The only question is whether we do it now or later.
Now, while watersheds, ecosystems, and renewable resources have a chance to rebound, while there still seem to be folks with money willing to invest on Vancouver Island, and while the eager echo-boom generation is looking for careers in the industries with a future. Or we can wait until inaction wreaks socio-economic havoc on coastal communities, forests, rivers, oceans, ushering the collapse of finite resource-based industries.
This question is an easy one to answer.
Up and down Vancouver Island and the whole West Coast, historically speaking, the regions with the slowest economies and most dismal job prospects are the ones that put all their eggs in the resource-extraction basket (primarily fisheries and forestry). In displays of astonishing incompetence by federal and provincial ministries, these resources were mismanaged to the point where the industries they supported shrank dramatically or disappeared altogether. The local communities paid the price, every single time.

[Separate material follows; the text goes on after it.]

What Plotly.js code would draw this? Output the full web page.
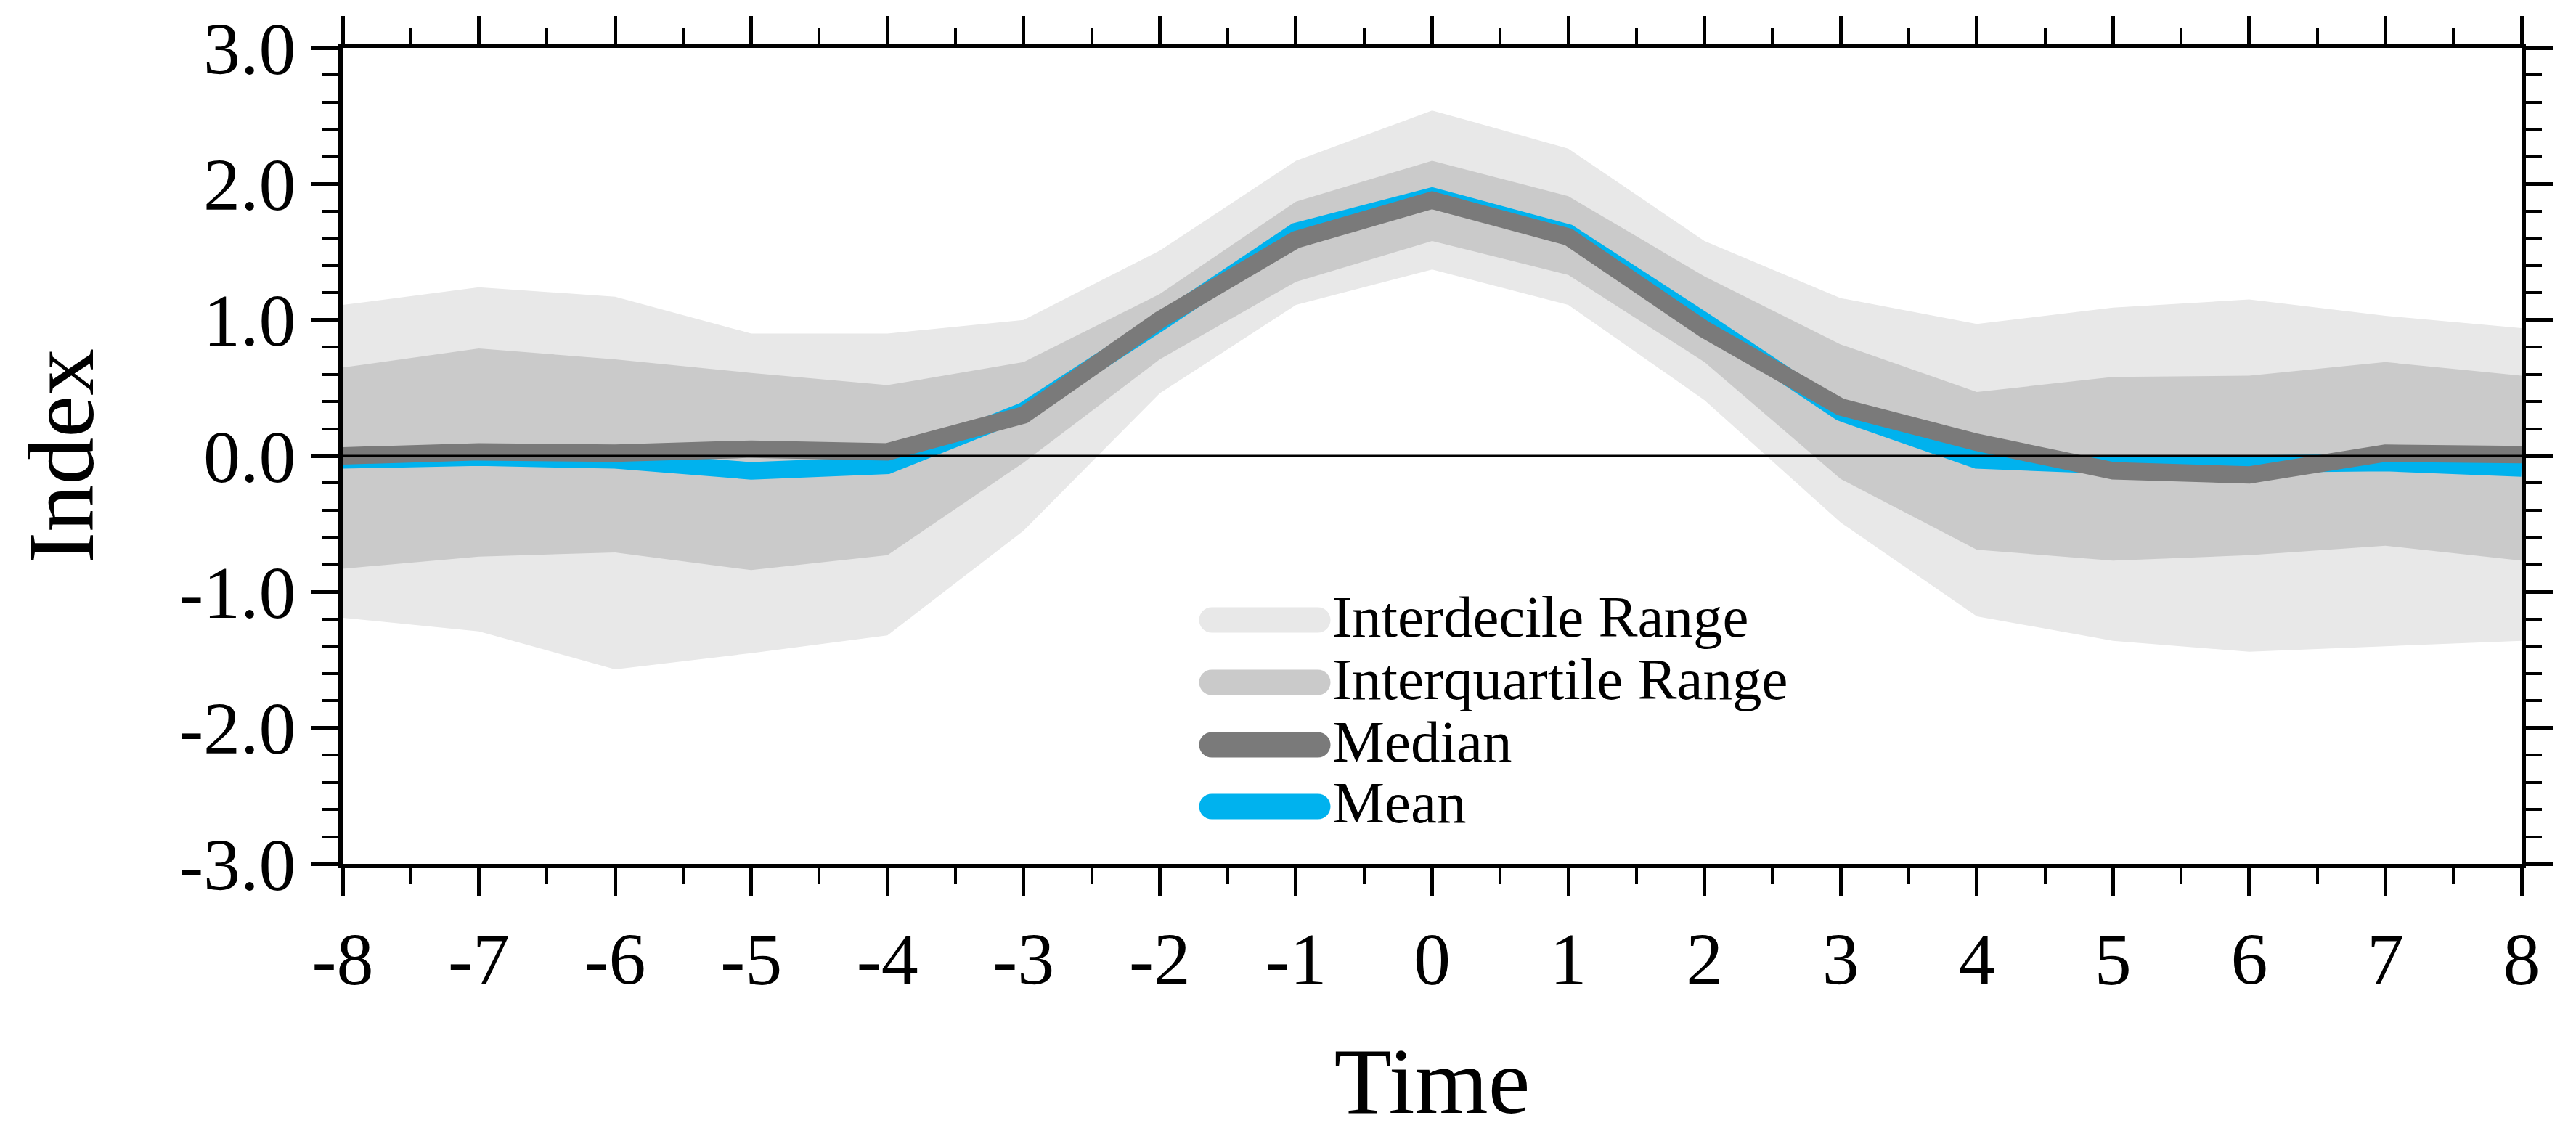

Albert Einstein defined insanity as the act of doing the same thing again and again, and expecting different results. By this definition, exploiting coal and other dirty, finite resources in the name of economic development is completely insane. We know it will negatively impact the local environment and jeopardize water quality. We know it won't have long-term benefits or create resilient communities.
We can change our economic trajectory right now and start prioritizing renewable, sustainable projects and ideas. We can continue to rush for archaic resources like coal, and literally dig ourselves a deeper grave.